I do have one question, though. What is your last line of code supposed to do? I took 65536-128, and it came out to 65408. I don't know what that's supposed to do. Thanks again for all your advice. I feel bad for taking up so much of you guys' time, but I do greatly appreciate as much wizardly advice as you are willing to bestow unto me. This is stuff that I don't find in books, so to me, it's treasure.

 

[Chuck(G)]

I'm probably not following very well--it's been a long day. What display module are you using? I'd start there first.
I'm also assuming that you have 2K of (tested) RAM at 00000, no?

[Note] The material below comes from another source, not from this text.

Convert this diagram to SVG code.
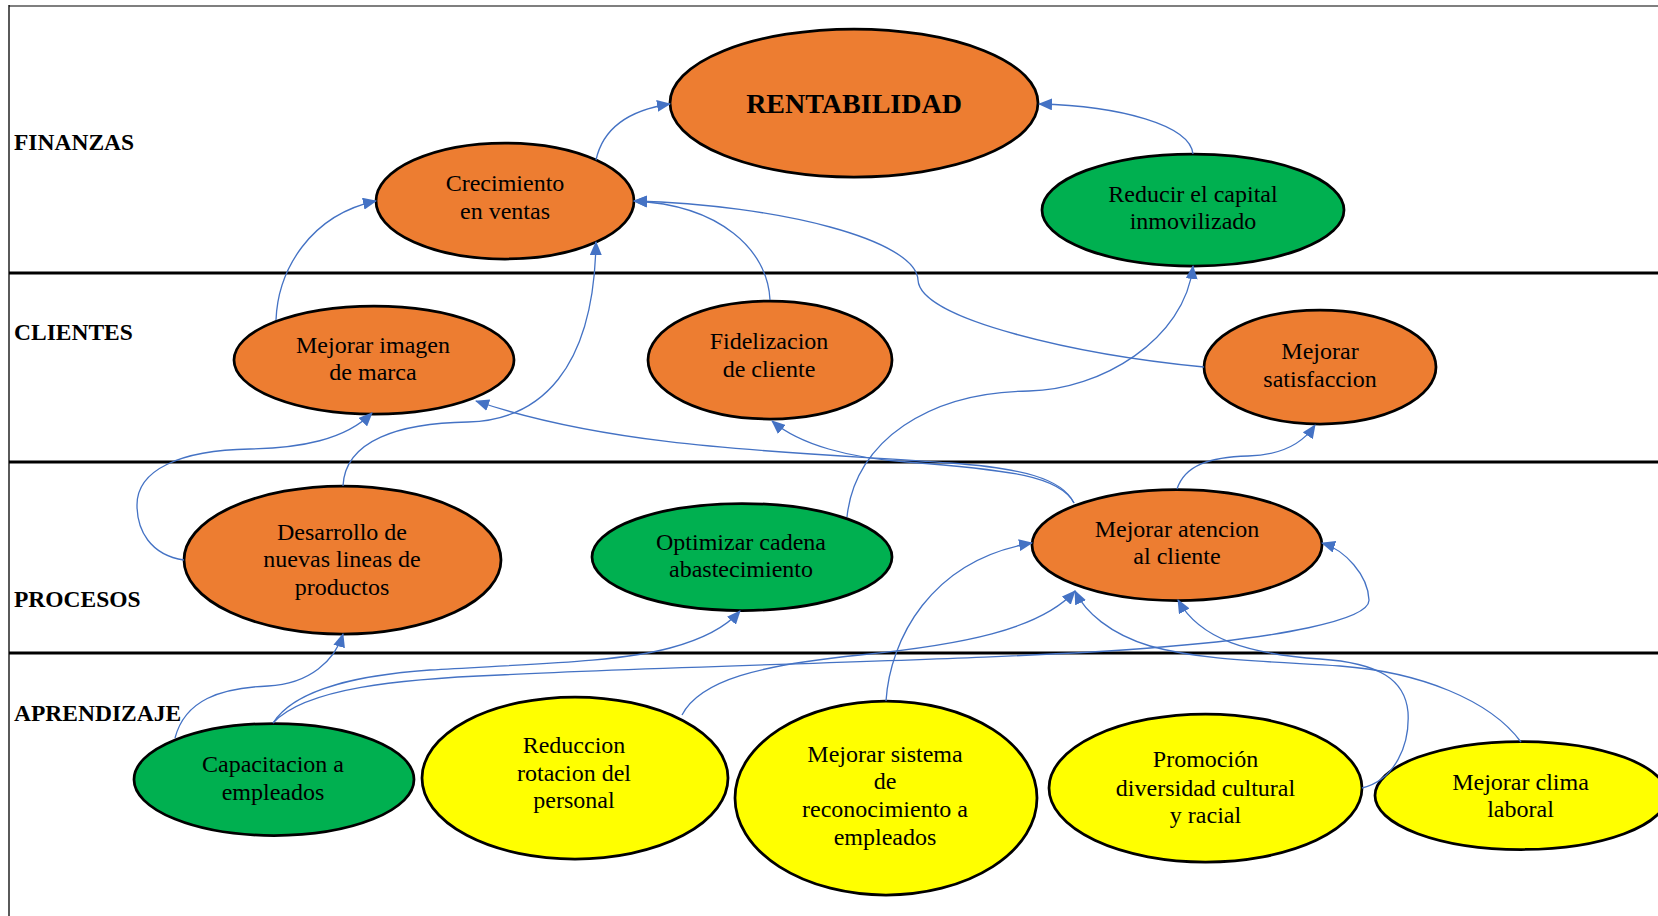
<svg xmlns="http://www.w3.org/2000/svg" width="1658" height="916" viewBox="0 0 1658 916">
<style>
.lane{stroke:#000;stroke-width:3;fill:none}
.lbl{font-family:"Liberation Serif","Times New Roman",serif;font-weight:bold;font-size:23.5px;fill:#000}
.n{stroke:#000;stroke-width:2.75}
.or{fill:#ED7D31}
.gr{fill:#00B050}
.ye{fill:#FFFF00}
.t{font-family:"Liberation Serif","Times New Roman",serif;font-size:24px;fill:#000;text-anchor:middle}
.big{font-weight:bold;font-size:28px}
.c{fill:none;stroke:#4472C4;stroke-width:1.3;marker-end:url(#ah)}
</style>
<defs>
<marker id="ah" markerUnits="userSpaceOnUse" markerWidth="14" markerHeight="12" refX="13" refY="6" orient="auto">
<path d="M0,0 L14,6 L0,12 z" fill="#4472C4"/>
</marker>
</defs>
<rect x="0" y="0" width="1658" height="916" fill="#fff"/>
<g id="frame">
<line x1="9" y1="6" x2="1658" y2="6" stroke="#7f7f7f" stroke-width="2.2"/>
<line x1="9" y1="5" x2="9" y2="916" stroke="#000" stroke-width="1.3"/>
<line class="lane" x1="9" y1="273" x2="1658" y2="273"/>
<line class="lane" x1="9" y1="462" x2="1658" y2="462"/>
<line class="lane" x1="9" y1="653" x2="1658" y2="653"/>
<text class="lbl" x="14" y="150">FINANZAS</text>
<text class="lbl" x="14" y="340">CLIENTES</text>
<text class="lbl" x="14" y="607">PROCESOS</text>
<text class="lbl" x="14" y="721">APRENDIZAJE</text>
</g>
<g id="rentabilidad"><ellipse class="n or" cx="854" cy="103" rx="184" ry="74"/><text class="t big" x="854" y="113">RENTABILIDAD</text></g>
<g id="crecimiento"><ellipse class="n or" cx="505" cy="201" rx="129" ry="58"/><text class="t" x="505" y="191">Crecimiento</text><text class="t" x="505" y="218.5">en ventas</text></g>
<g id="reducir"><ellipse class="n gr" cx="1193" cy="210" rx="151" ry="56"/><text class="t" x="1193" y="201.5">Reducir el capital</text><text class="t" x="1193" y="229">inmovilizado</text></g>
<g id="imagen"><ellipse class="n or" cx="374" cy="360" rx="140" ry="54"/><text class="t" x="373" y="352.5">Mejorar imagen</text><text class="t" x="373" y="380">de marca</text></g>
<g id="fidelizacion"><ellipse class="n or" cx="770" cy="360" rx="122" ry="59"/><text class="t" x="769" y="349">Fidelizacion</text><text class="t" x="769" y="377">de cliente</text></g>
<g id="satisfaccion"><ellipse class="n or" cx="1320" cy="367" rx="116" ry="57"/><text class="t" x="1320" y="358.5">Mejorar</text><text class="t" x="1320" y="386.5">satisfaccion</text></g>
<g id="desarrollo"><ellipse class="n or" cx="342.5" cy="560" rx="158.5" ry="74"/><text class="t" x="342" y="539.5">Desarrollo de</text><text class="t" x="342" y="567">nuevas lineas de</text><text class="t" x="342" y="594.5">productos</text></g>
<g id="optimizar"><ellipse class="n gr" cx="742" cy="557" rx="150" ry="53.5"/><text class="t" x="741" y="549.5">Optimizar cadena</text><text class="t" x="741" y="577">abastecimiento</text></g>
<g id="atencion"><ellipse class="n or" cx="1177" cy="545" rx="145" ry="55.5"/><text class="t" x="1177" y="536.5">Mejorar atencion</text><text class="t" x="1177" y="564">al cliente</text></g>
<g id="capacitacion"><ellipse class="n gr" cx="274" cy="779.5" rx="140" ry="56"/><text class="t" x="273" y="772">Capacitacion a</text><text class="t" x="273" y="799.5">empleados</text></g>
<g id="reduccion"><ellipse class="n ye" cx="575" cy="778" rx="153" ry="81"/><text class="t" x="574" y="752.5">Reduccion</text><text class="t" x="574" y="780.5">rotacion del</text><text class="t" x="574" y="808">personal</text></g>
<g id="sistema"><ellipse class="n ye" cx="886" cy="798" rx="151" ry="97"/><text class="t" x="885" y="761.5">Mejorar sistema</text><text class="t" x="885" y="789">de</text><text class="t" x="885" y="817">reconocimiento a</text><text class="t" x="885" y="844.5">empleados</text></g>
<g id="promocion"><ellipse class="n ye" cx="1205.5" cy="788" rx="156.5" ry="74"/><text class="t" x="1205.5" y="767">Promoción</text><text class="t" x="1205.5" y="795.5">diversidad cultural</text><text class="t" x="1205.5" y="823">y racial</text></g>
<g id="clima"><ellipse class="n ye" cx="1521" cy="795.5" rx="146" ry="54"/><text class="t" x="1520.5" y="790">Mejorar clima</text><text class="t" x="1520.5" y="817">laboral</text></g>
<g id="connectors">
<path class="c" d="M596,160 C603,128 630,110 670,104"/>
<path class="c" d="M1193,154 C1190,125 1120,106 1039,104"/>
<path class="c" d="M276,320 C278,270 310,215 376,201"/>
<path class="c" d="M343,486 C345,440 400,423 468,422 C540,420 594,370 596,242"/>
<path class="c" d="M770,300 C768,250 720,205 634,201"/>
<path class="c" d="M1204,367 C1080,355 920,320 918,280 C916,240 780,205 634,201"/>
<path class="c" d="M847,517 C855,440 930,392 1029,391 C1100,390 1185,340 1193,266"/>
<path class="c" d="M184,560 C150,555 137,530 137,505 C137,470 180,450 250,449 C300,448 345,440 372,413"/>
<path class="c" d="M1074,503 C1062,478 1020,468 950,463 C800,452 620,450 476,401"/>
<path class="c" d="M1074,503 C1060,476 1010,470 907,462 C850,458 800,445 772,421"/>
<path class="c" d="M1177,489 C1185,465 1210,457 1248,456 C1285,455 1305,440 1315,425"/>
<path class="c" d="M175,738 C185,700 220,688 268,686 C310,684 335,660 343,634"/>
<path class="c" d="M273,723 C295,688 360,675 430,670 C530,664 620,662 670,648 C700,640 725,628 740,611"/>
<path class="c" d="M273,723 C305,688 400,679 500,675 C700,665 1000,660 1150,648 C1280,638 1370,620 1369,600 C1368,575 1345,550 1322,543"/>
<path class="c" d="M682,715 C700,680 760,665 860,655 C960,645 1040,630 1075,591"/>
<path class="c" d="M1521,742 C1490,700 1420,672 1340,666 C1260,661 1200,660 1150,646 C1110,634 1085,612 1075,591"/>
<path class="c" d="M1362,788 C1395,780 1410,745 1408,712 C1405,680 1380,663 1320,659 C1250,654 1200,640 1178,600"/>
<path class="c" d="M886,701 C890,640 930,560 1032,543"/>
</g>
</svg>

When I get an unfamiliar LCD display, I'll occasionally use the parallel port on a PC to get the hang of it, then move it into my design. You may want to consider that, since you'll be able to use a full-fledged debugger on your code. A parallel port is scarcely more than a couple of latches and a receiver (for status), so it's very easy to program.

The idea is to limit the number of unknowns in your design--your frustration seems to come from having to "fly blind".

There are several places to find information about LCDs Here's one that describes working with a display that I have a pile of and what it takes to get it running on a parallel port.

What display exactly do you have?

 

[Chuck(G)]

I do have one question, though. What is your last line of code supposed to do? I took 65536-128, and it came out to 65408. I don't know what that's supposed to do. Thanks again for all your advice. I feel bad for taking up so much of you guys' time, but I do greatly appreciate as much wizardly advice as you are willing to bestow unto me. This is stuff that I don't find in books, so to me, it's treasure.

65408 = FF80, so that FF80:0 points to the bottom of your ROM (assuming that it's mapped into FF800-FFFFF.

Suppose you change to an 8K ROM (e.g. 2864). You'd change ROM_SIZE to 8192 and then that segment calculated above would be FE00--and everything magically adjusts. Your code is again at the "bottom" of ROM, which is now FE000.